During the Second World War, he refused to take sides, whilst breaking off all contact with any anarchist who engaged in active collaboration. He kept up his contacts which led him to participate, with Henri Bouyé (ex-treasurer of the Federation Anarchiste de Langue Francaise), in January 1944 in a project to unite the ex-members of the FAF and the UA which led on to the eventual refounding of the post war anarchist movement. Relatively few members of the UA from before the war supported this unification, and in particular none of those who had been closest to him, some because they had been so discouraged from their war-time experiences to re-engage in activity, others because they had moved to a position of militant pacifism. He worked with, among others, Renée Lamberet, Henri Bouyé, André Senez, Vogue, Emile Babouot, Jean-Louis Lefevre and Giliane Berneri, on the pamphlet Les libertaires et le problème social, the first edition of which was published in March 1945. With the liberation of Paris in August 1944, he went to the Préfecture of Police of Paris to obtain permission to publish Le Libertaire from the new authorities. This was turned down and Le Libertaire did not appear legally until March 1946.

At the founding conference of the Fédération Anarchiste in 1945, he was one of the 22 militants elected to the administrative commission of the organisation. He was confirmed in his post at the following conference at Dijon in September 1946. He contributed to Le Libertaire and to Trait d’Union (Paris, 1949-1950) the internal bulletin of the groups of the Paris region of the FA . His flat was put on a police surveillance list. Always a defender of a structured organisation, in 1949 he was one of the main instigators with Georges Fontenis and Jean Senninger (alias Serge Ninn), of the 'Organisation Pensée Bataille (OPB) in which he had the title of "Secrétaire-Adjoint dit conseiller". He was a member of the East Paris group of the OPB, with Cécile and André Moine and René Lustre. Some of the secret meetings of the OPB took place at Caron’s flat just before the official meetings of the FA. This flat was just a few steps away from the offices of Le Libertaire.

At the FA conference in 1952 he was elected secretary of external relations on the new National Committee whose other members included Georges Fontenis (secretary). At the Paris conference the following year, where the name of the FA was changed to Fédération Communiste Libertaire (FCL) he was elected General Secretary in the new National Committee. Whilst himself favourable to a name change to Parti Communiste Libertaire, he supported the change to FCL. At this conference he was also one of those who defended a motion on the incompatibility of being a libertarian and a member of a Masonic Lodge, a position on which he remained intransigent all his life.

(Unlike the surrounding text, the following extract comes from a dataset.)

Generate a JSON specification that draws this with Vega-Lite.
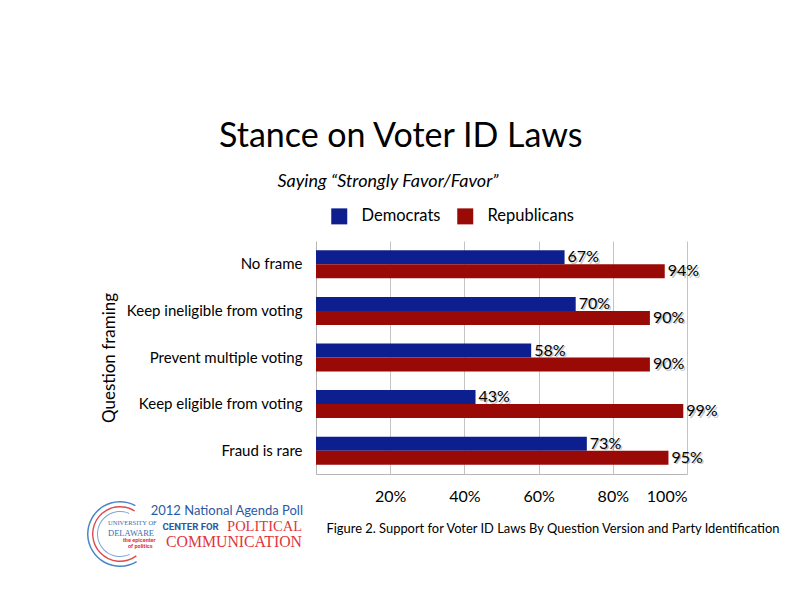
{
  "$schema": "https://vega.github.io/schema/vega-lite/v6.json",
  "background": "white",
  "padding": {"left": 87, "top": 120, "right": 5, "bottom": 5},
  "config": {"view": {"stroke": null}, "font": "Lato"},
  "title": {
    "text": "Stance on Voter ID Laws",
    "font": "Lato",
    "fontSize": 34,
    "fontWeight": "normal",
    "color": "#000",
    "anchor": "middle",
    "dx": -33,
    "offset": 19
  },
  "datasets": {
    "bars": [
      {"frame": "No frame", "party": "Democrats", "value": 0.67},
      {"frame": "No frame", "party": "Republicans", "value": 0.94},
      {"frame": "Keep ineligible from voting", "party": "Democrats", "value": 0.70},
      {"frame": "Keep ineligible from voting", "party": "Republicans", "value": 0.90},
      {"frame": "Prevent multiple voting", "party": "Democrats", "value": 0.58},
      {"frame": "Prevent multiple voting", "party": "Republicans", "value": 0.90},
      {"frame": "Keep eligible from voting", "party": "Democrats", "value": 0.43},
      {"frame": "Keep eligible from voting", "party": "Republicans", "value": 0.99},
      {"frame": "Fraud is rare", "party": "Democrats", "value": 0.73},
      {"frame": "Fraud is rare", "party": "Republicans", "value": 0.95}
    ],
    "logo": [
      {"part": "poll", "line": "poll", "text": "2012 National Agenda Poll"},
      {"part": "center", "line": "center", "text": "CENTER FOR"},
      {"part": "political", "line": "center", "text": "POLITICAL"},
      {"part": "comm", "line": "comm", "text": "COMMUNICATION"},
      {"part": "univ", "line": "none", "text": "UNIVERSITY OF"},
      {"part": "del", "line": "none", "text": "DELAWARE"},
      {"part": "epi", "line": "none", "text": "the epicenter"},
      {"part": "ofp", "line": "none", "text": "of politics"}
    ],
    "caption": [
      {"text": "Figure 2. Support for Voter ID Laws By Question Version and Party Identification"}
    ]
  },
  "bounds": "flush",
  "spacing": 20,
  "vconcat": [
    {
      "width": 371,
      "height": 233,
      "title": {
        "text": "Saying “Strongly Favor/Favor”",
        "font": "Lato",
        "fontSize": 18,
        "fontStyle": "italic",
        "fontWeight": "normal",
        "color": "#000",
        "anchor": "middle",
        "frame": "group",
        "dx": -113.5,
        "offset": 50
      },
      "data": {"name": "bars"},
      "encoding": {
        "y": {
          "field": "frame",
          "type": "nominal",
          "sort": ["No frame", "Keep ineligible from voting", "Prevent multiple voting", "Keep eligible from voting", "Fraud is rare"],
          "scale": {"paddingInner": 0.4, "paddingOuter": 0.2},
          "axis": {
            "title": "Question framing",
            "titleFont": "Lato",
            "titleFontSize": 17,
            "titleFontWeight": "normal",
            "titleColor": "#000",
            "titlePadding": 8,
            "labelFont": "Lato",
            "labelFontSize": 15,
            "labelColor": "#000",
            "labelPadding": 14,
            "labelLimit": 300,
            "ticks": false,
            "domainColor": "#b5b5b5"
          }
        },
        "yOffset": {"field": "party", "type": "nominal", "sort": ["Democrats", "Republicans"]},
        "x": {
          "field": "value",
          "type": "quantitative",
          "scale": {"domain": [0, 1]},
          "axis": {
            "values": [0.2, 0.4, 0.6, 0.8, 1],
            "format": ".0%",
            "grid": true,
            "gridColor": "#c4c4c4",
            "ticks": false,
            "domainColor": "#b5b5b5",
            "labelFont": "Lato",
            "labelFontSize": 16,
            "labelColor": "#000",
            "labelPadding": 14,
            "title": null
          }
        }
      },
      "layer": [
        {
          "mark": {"type": "bar"},
          "encoding": {
            "color": {
              "field": "party",
              "type": "nominal",
              "scale": {"domain": ["Democrats", "Republicans"], "range": ["#0d1e8e", "#990a07"]},
              "legend": {
                "orient": "none",
                "legendX": 15,
                "legendY": -33,
                "direction": "horizontal",
                "title": null,
                "symbolType": "square",
                "symbolSize": 256,
                "symbolStrokeWidth": 0,
                "symbolOpacity": 1,
                "labelFont": "Lato",
                "labelFontSize": 16.5,
                "labelColor": "#000",
                "labelOffset": 14,
                "columnPadding": 16,
                "padding": 0
              }
            }
          }
        },
        {
          "mark": {"type": "text", "align": "left", "baseline": "middle", "dx": 4.5, "dy": 1.5, "font": "Lato", "fontSize": 16, "color": "#555", "opacity": 0.35},
          "encoding": {"text": {"field": "value", "type": "quantitative", "format": ".0%"}}
        },
        {
          "mark": {"type": "text", "align": "left", "baseline": "middle", "dx": 3, "font": "Lato", "fontSize": 16, "color": "#000"},
          "encoding": {"text": {"field": "value", "type": "quantitative", "format": ".0%"}}
        }
      ]
    },
    {
      "bounds": "flush",
      "spacing": 9,
      "hconcat": [
        {
          "width": 1,
          "height": 70,
          "data": {"name": "logo"},
          "layer": [
            {
              "transform": [{"filter": "datum.part === 'poll'"}],
              "mark": {"type": "arc", "radius": 33, "radius2": 31.5, "theta": 2.6, "theta2": 6.78, "color": "#4a86c8", "xOffset": -196.5, "yOffset": 5},
              "encoding": {}
            },
            {
              "transform": [{"filter": "datum.part === 'poll'"}],
              "mark": {"type": "arc", "radius": 28, "radius2": 26.6, "theta": 2.5, "theta2": 6.85, "color": "#e04a4a", "xOffset": -196.5, "yOffset": 5},
              "encoding": {}
            },
            {
              "transform": [{"filter": "datum.part === 'poll'"}],
              "mark": {"type": "arc", "radius": 23, "radius2": 22, "theta": 2.7, "theta2": 6.7, "color": "#7aa6d8", "xOffset": -196.5, "yOffset": 5},
              "encoding": {}
            },
            {
              "transform": [{"filter": "datum.part === 'poll'"}],
              "mark": {"type": "text", "align": "right", "baseline": "middle", "dx": -13.5, "font": "Lato", "fontSize": 13, "color": "#2b59a5"},
              "encoding": {
                "y": {"field": "line", "type": "ordinal", "scale": {"domain": ["poll", "center", "comm"], "range": [17, 48], "padding": 0}, "axis": null},
                "text": {"field": "text"}
              }
            },
            {
              "transform": [{"filter": "datum.part === 'center'"}],
              "mark": {"type": "text", "align": "left", "baseline": "middle", "dx": -154, "font": "Roboto", "fontWeight": "bold", "fontSize": 9.6, "color": "#2b59a5"},
              "encoding": {
                "y": {"field": "line", "type": "ordinal", "scale": {"domain": ["poll", "center", "comm"], "range": [17, 48], "padding": 0}, "axis": null},
                "text": {"field": "text"}
              }
            },
            {
              "transform": [{"filter": "datum.part === 'political'"}],
              "mark": {"type": "text", "align": "right", "baseline": "middle", "dx": -14.5, "font": "Liberation Serif", "fontSize": 14.5, "color": "#e0363c"},
              "encoding": {
                "y": {"field": "line", "type": "ordinal", "scale": {"domain": ["poll", "center", "comm"], "range": [17, 48], "padding": 0}, "axis": null},
                "text": {"field": "text"}
              }
            },
            {
              "transform": [{"filter": "datum.part === 'comm'"}],
              "mark": {"type": "text", "align": "right", "baseline": "middle", "dx": -14.5, "font": "Liberation Serif", "fontSize": 15.8, "color": "#e0363c"},
              "encoding": {
                "y": {"field": "line", "type": "ordinal", "scale": {"domain": ["poll", "center", "comm"], "range": [17, 48], "padding": 0}, "axis": null},
                "text": {"field": "text"}
              }
            },
            {
              "transform": [{"filter": "datum.part === 'univ'"}],
              "mark": {"type": "text", "align": "left", "baseline": "middle", "dx": -208.5, "dy": -6, "font": "Liberation Serif", "fontSize": 6.5, "color": "#3a6db5"},
              "encoding": {"text": {"field": "text"}}
            },
            {
              "transform": [{"filter": "datum.part === 'del'"}],
              "mark": {"type": "text", "align": "left", "baseline": "middle", "dx": -208.5, "dy": 4, "font": "Liberation Serif", "fontSize": 8.5, "color": "#3a6db5"},
              "encoding": {"text": {"field": "text"}}
            },
            {
              "transform": [{"filter": "datum.part === 'epi'"}],
              "mark": {"type": "text", "align": "left", "baseline": "middle", "dx": -193.5, "dy": 11, "font": "Roboto", "fontWeight": "bold", "fontSize": 5.5, "color": "#e0363c"},
              "encoding": {"text": {"field": "text"}}
            },
            {
              "transform": [{"filter": "datum.part === 'ofp'"}],
              "mark": {"type": "text", "align": "left", "baseline": "middle", "dx": -188.5, "dy": 16.5, "font": "Roboto", "fontWeight": "bold", "fontSize": 5.5, "color": "#e0363c"},
              "encoding": {"text": {"field": "text"}}
            }
          ]
        },
        {
          "width": 454,
          "height": 70,
          "data": {"name": "caption"},
          "mark": {"type": "text", "align": "center", "baseline": "middle", "font": "Lato", "fontSize": 12.9, "color": "#000"},
          "encoding": {"text": {"field": "text"}}
        }
      ]
    }
  ]
}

He was also one of those who believed that the masthead of the paper should be printed in red rather than black, as a clear symbol of a break with the confusion of the old movement.

During the Algerian War, he had proceedings taken against him several times as director of Le Libertaire of threatening the internal and external security of the State, of attempting to destroy the morale of the army, of provocation of members of the armed forces to disobedience, of apologies for murders, Either Robert Joulin or Georges Fontenis were generally charged with complicity, in their roles as manager of Le Libertaire and as General Secretary of the FCL, respectively. Further and similar charges were brought against him later in 1954 and in 1955. In February 1956 he again had proceedings taken against him, along with Joulin for ‘defamation of the Army’ following an article in Le Libertaire denouncing the repression and torture in Algeria. In May of the same year he had to appear before a tribunal on further charges.

At the meeting of the national committee of the FCL on 5th July 1956, he was one of the minority opposed to the majority around Georges Fontenis who proposed the closing down of the paper and the beginning of underground work. He himself proposed the temporary suspension of the paper, considering that articles in Le Libertaire that had brought on the prosecutions could have been couched in different, less provocative language. He felt that this would avoid further prosecutions.

On 4th October, he again had charges taken out against him. In December, he was accused of public provocation of the military to disobedience, along with Fontenis. On the 12th December, he appeared in court on 9 charges alongside Joulin and Fontenis. Heavy fines and suspended prison sentences were handed out. Faced with the de facto disappearance of the organisation and the dispersal of its militants, he broke off all contact with the comrades of the OPB and of the FCL, this break definitively ending his political activity .

He died on 2nd October 1999 at Léchelle (Seine et Marne).